# What shaft is bigger



## Pro_Wanna_Be

Just wondering whether or not .335 shaft is bigger or smaller than a .350 shaft?


----------



## Golfbum

Pro_Wanna_Be said:


> Just wondering whether or not .335 shaft is bigger or smaller than a .350 shaft?


.350 tip is bigger.
However if you have a driver that takes a .350 shaft and you would like to shaft it with a .335 tip shaft it can be done. Shaft shims are used to make up the difference in tip size. Club repair people can do this with no problem.


----------



## Pro_Wanna_Be

Just so that I can get a bearing on the shaft size. Standard irons use what size shaft?


----------



## tourspec33

*Irons: .355" or .370"*

Irons have 2 sizes as well. Most commonly used are parrallel tip .370", which is larger than the taper tip shafts .355" that are "butt trim ONLY!" You just need to measure the inside of the clubs hosel with calipers and you should be able to figure out what you need.
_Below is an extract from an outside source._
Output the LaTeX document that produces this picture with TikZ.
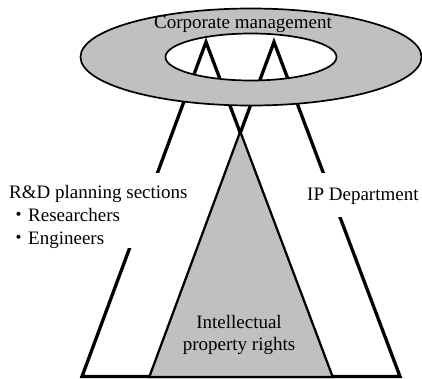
\documentclass[tikz,border=0pt]{standalone}
\usepackage{fontspec}
\setmainfont{Liberation Serif}
\newfontfamily\cjk{Noto Sans CJK JP}
\definecolor{FilledSurface}{RGB}{192,192,192}
\usetikzlibrary{calc, intersections}

\begin{document}
\begin{tikzpicture}[x=1pt, y=-1pt, font=\fontsize{19}{23}\selectfont,
    leg/.style={line width=3.3pt},
    label box/.style={fill=white, inner xsep=1pt, inner ysep=0pt}]

    \useasboundingbox (0,0) rectangle (422,378);

    \def\base{376.5}
    \def\apex{42}
    \coordinate (center) at (251,57);
    \coordinate (apexRD) at (206,\apex);
    \coordinate (apexIP) at (274,\apex);
    \coordinate (RDleft) at (82,\base);
    \coordinate (RDright) at (332,\base);
    \coordinate (IPleft) at (150,\base);
    \coordinate (IPright) at (400,\base);

    % Triangulos de las dos areas
    \draw[leg] (RDleft) -- (apexRD) -- (RDright) -- cycle;
    \draw[leg] (IPleft) -- (apexIP) -- (IPright) -- cycle;

    % Hallar el vertice del triangulo comun
    \path[name path=legRD] (apexRD) -- (RDright);
    \path[name path=legIP] (apexIP) -- (IPleft);
    \path[name intersections={of=legRD and legIP, by=I}];
    \draw[fill=FilledSurface, line width=1.2pt] (I) -- (RDright) -- (IPleft) -- cycle;

    % Anillo de la direccion
    \path[draw, line width=1.7pt, fill=FilledSurface, even odd rule]
        (center) ellipse [x radius=170.5pt, y radius=48.5pt]
        (center) ellipse [x radius=85.5pt, y radius=23.5pt];

    % Textos
    \node[anchor=base] (mgmt) at (243,28) {Corporate management};
    \node[label box, anchor=north west, align=left] (rd) at (8,173)
        {\rule{0pt}{25pt}R\&D planning sections\\{\cjk ・}Researchers\\{\cjk ・}Engineers};
    \node[label box, anchor=base west, text height=27pt, text depth=17pt] (ip) at (306,200) {IP Department};
    \node[anchor=north, align=center, inner sep=0pt, font=\fontsize{19}{22}\selectfont] (ipr) at (239,315.5)
        {Intellectual\\property rights};
\end{tikzpicture}
\end{document}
Let me know!


----------



## tourspec33

*What irons do you have?*

Tell me what irons and i could probably tell you what shaft size it takes.


----------



## Pro_Wanna_Be

The iron heads that i'm looking at are Taylormade Firesole.


----------



## tourspec33

The Taylormade Firesole is a .370" parallel tip.


----------



## Pro_Wanna_Be

Holly crap they were not even close telling me that they were .350.


----------



## tourspec33

Who told you that??? Irons are either .355" taper tip or .370" parallel tip
TaylorMade Firesole Woods would be .350" tip.


----------



## Pro_Wanna_Be

Right on. Thanks for your reply. I'm just going by what was written in the description. They said .350. Likely they was looking at the hosel of wood heads.


----------



## Fore!

lol when i first saw the thread i thought the title was: "whos shaft is bigger"

dirty mind sorry :laugh:


----------



## Ashers

Haha, sorry but I couldn't help from laughing when I read the title.


----------